Menurut Riyadi, kabar tersebut jelas tak masuk akal. Sebab, gempa susulan biasanya berkekuatan lebih rendah daripada gempa utama. Jadi, bagaimana mungkin gempa susulan berkekuatan lebih besar dari gempa utama yang hanya 6,1 SR?! Tak hanya itu, berbeda dengan beberapa fenomena alam lain, seperti gunung meletus atau gelombang tinggi, gempa bumi merupakan fenomena yang tak dapat diprediksi.
“Sebetulnya, biasa, setelah terjadi gempa, biasanya diikuti gempa susulan yang biasanya tidak akan sebesar gempa utama.
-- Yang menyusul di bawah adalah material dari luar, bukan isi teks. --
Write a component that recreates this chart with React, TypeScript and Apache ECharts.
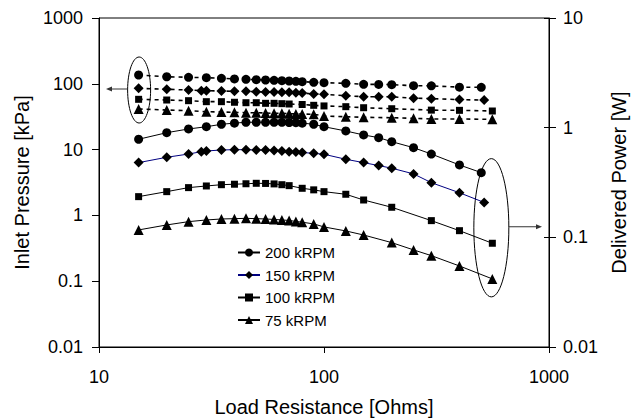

Cenderung lebih kecil dan mengecil sebelum mencapai titik stabil lagi,” kata Riyadi kepada era.id.
Hoaks di tengah bencana
Sebaran hoaks di tengah bencana terasa begitu menyebalkan dibanding sebaran hoaks di sela-sela pertarungan politik pemilu. Entah karena sudah terbiasa dibohongi oleh segala hal berbau politik atau memang terlanjur mengenal tabiat politikus yang gemar sebar janji bohong sana-sini. Yang jelas, selipan berita bohong di tengah bencana terasa lebih jahat.
Peneliti Masyarakat Anti Fitnah Indonesia (Mafindo), Levy Abubakar menjelaskan, pada era-era awal terbentuknya pola penyebaran informasi palsu, para penyebar hoaks biasanya berkutat pada topik seputar politik.
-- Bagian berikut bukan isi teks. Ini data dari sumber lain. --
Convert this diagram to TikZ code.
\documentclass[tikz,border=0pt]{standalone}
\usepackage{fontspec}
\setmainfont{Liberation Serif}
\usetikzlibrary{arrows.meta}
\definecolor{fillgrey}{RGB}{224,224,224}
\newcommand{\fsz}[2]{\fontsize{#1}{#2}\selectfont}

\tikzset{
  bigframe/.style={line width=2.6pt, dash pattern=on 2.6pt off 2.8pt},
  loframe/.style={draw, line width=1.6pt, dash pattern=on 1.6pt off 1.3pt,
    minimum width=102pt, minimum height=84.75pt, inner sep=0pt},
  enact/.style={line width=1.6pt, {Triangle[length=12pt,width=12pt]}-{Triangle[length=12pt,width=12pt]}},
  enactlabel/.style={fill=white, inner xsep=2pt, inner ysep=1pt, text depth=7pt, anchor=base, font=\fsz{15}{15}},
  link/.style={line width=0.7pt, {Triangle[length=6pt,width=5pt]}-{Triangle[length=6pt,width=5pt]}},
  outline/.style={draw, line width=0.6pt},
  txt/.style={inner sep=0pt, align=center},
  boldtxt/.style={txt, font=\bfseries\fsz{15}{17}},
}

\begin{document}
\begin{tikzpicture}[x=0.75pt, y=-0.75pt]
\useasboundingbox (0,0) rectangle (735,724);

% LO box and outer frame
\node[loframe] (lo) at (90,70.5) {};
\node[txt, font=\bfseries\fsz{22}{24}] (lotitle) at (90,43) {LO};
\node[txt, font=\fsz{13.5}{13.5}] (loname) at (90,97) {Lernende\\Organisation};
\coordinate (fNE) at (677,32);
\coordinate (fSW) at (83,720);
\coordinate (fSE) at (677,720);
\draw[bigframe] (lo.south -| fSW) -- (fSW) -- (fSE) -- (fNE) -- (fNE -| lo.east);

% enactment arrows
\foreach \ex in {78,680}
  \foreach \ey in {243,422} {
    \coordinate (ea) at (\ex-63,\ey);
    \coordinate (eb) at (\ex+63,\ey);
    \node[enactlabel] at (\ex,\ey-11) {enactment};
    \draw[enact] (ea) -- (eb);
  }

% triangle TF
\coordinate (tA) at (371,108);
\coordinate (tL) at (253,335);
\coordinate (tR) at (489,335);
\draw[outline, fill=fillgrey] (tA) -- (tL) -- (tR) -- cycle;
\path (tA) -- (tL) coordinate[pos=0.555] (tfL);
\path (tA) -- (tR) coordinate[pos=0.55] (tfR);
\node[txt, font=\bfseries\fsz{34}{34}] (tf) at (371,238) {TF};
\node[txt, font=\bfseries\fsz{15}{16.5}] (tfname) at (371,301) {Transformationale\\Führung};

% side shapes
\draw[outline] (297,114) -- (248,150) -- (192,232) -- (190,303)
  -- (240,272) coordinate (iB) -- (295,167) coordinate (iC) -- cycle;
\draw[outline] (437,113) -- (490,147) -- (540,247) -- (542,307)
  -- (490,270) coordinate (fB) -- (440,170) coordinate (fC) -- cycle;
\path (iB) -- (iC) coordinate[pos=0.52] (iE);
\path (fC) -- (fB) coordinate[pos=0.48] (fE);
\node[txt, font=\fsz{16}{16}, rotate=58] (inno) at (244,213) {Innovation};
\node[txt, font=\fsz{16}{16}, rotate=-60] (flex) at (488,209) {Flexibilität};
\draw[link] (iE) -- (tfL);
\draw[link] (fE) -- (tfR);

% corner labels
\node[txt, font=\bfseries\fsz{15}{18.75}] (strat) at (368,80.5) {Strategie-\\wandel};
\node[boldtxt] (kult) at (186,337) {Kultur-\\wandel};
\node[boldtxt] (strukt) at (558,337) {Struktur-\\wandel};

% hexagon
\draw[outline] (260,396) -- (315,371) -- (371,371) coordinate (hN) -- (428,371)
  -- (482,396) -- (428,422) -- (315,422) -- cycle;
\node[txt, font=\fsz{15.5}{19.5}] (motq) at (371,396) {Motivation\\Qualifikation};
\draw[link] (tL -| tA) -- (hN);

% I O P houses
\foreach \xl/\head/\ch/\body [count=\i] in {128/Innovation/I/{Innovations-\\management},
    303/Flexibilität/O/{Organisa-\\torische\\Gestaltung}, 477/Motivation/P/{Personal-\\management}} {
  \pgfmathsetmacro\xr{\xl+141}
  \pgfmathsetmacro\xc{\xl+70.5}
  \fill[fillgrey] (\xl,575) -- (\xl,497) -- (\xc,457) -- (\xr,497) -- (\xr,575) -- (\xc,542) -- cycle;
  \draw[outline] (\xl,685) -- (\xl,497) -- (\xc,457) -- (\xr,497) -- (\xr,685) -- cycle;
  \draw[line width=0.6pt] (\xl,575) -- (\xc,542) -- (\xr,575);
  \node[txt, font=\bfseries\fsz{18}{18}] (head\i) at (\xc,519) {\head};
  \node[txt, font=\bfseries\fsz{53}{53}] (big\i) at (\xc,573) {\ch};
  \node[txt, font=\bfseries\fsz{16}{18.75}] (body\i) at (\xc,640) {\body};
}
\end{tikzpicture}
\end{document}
Penyebaran hoaks biasanya dilakukan untuk menjatuhkan lawan politik mereka. “Biasanya dilakukan oleh mereka yang memiliki kepentingan politik atau kaitan politik,” kata Levy kepada era.id.
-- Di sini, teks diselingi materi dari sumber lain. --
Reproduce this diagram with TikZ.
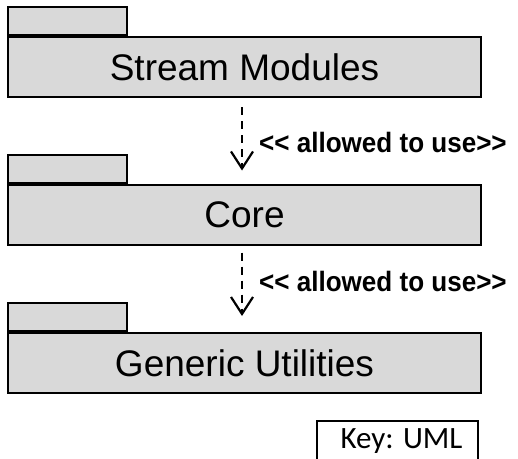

Sebagai LSM yang berkepentingan mengontrol arus informasi palsu, Mafindo menemui fakta bahwa hoax di masa kini kerap disebar oleh para profesional yang memiliki kepentingan tertentu.
Berdasar pengkategorian yang dilakukan Mafindo, setidaknya tiga tipikal penyebar hoaks. Pertama, para petarung politik. Kedua, para pelaku bisnis, atau yang ketiga, segelintir orang yang hanya mencari sensasi sebagai ajang unjuk eksistensi.
Menurut Mafindo, dalam konteks bencana alam, para penyebar hoaks biasanya adalah orang-orang tipe ketiga, yakni pencari sensasi dan eksistensi. “Ada dua tipikal oknum yang suka sebar isu atau hoaks di luar konteks politik. Dan para penyebar hoaks bencana ini ya mereka yang memang cuma bikin sensasi dan sukanya bikin masyarakat geger atau heboh,” tuturnya.
Media massa sebagai agen penyebar hoaks
Perkembangan teknologi informasi membawa perubahan dalam pola sebaran hoaks. Kini, media mainstream yang memiliki kredibilitas pun kerap terlibat sebagai agen penyebar hoaks.
Entah disengaja atau tidak. Yang jelas, sebagaimana teori awal sebaran hoaks, lagi-lagi media massa mainstream yang kerap menyebar hoaks biasanya memiliki keterkaitan kuat dengan kekuasaan. Menurut Levy, sebaran hoaks melalui media mainstream jauh lebih berbahaya, lantaran media mainstream biasanya lebih dipercaya dengan embel-embel kredibilitasnya.
Meski begitu, tak selamanya media mainstream sengaja menyebar hoaks untuk kepentingan tertentu. Dalam konteks peristiwa atau bencana alam, biasanya media mainstream ikut terjebak sebagai penyebar hoaks karena tuntutan persaingan aktualitas.
“Biasanya kadang-kadang adu cepat antar media saja. Biasanya yang paling sering terjebak dalam kondisi ini adalah media online,” kata Levy.”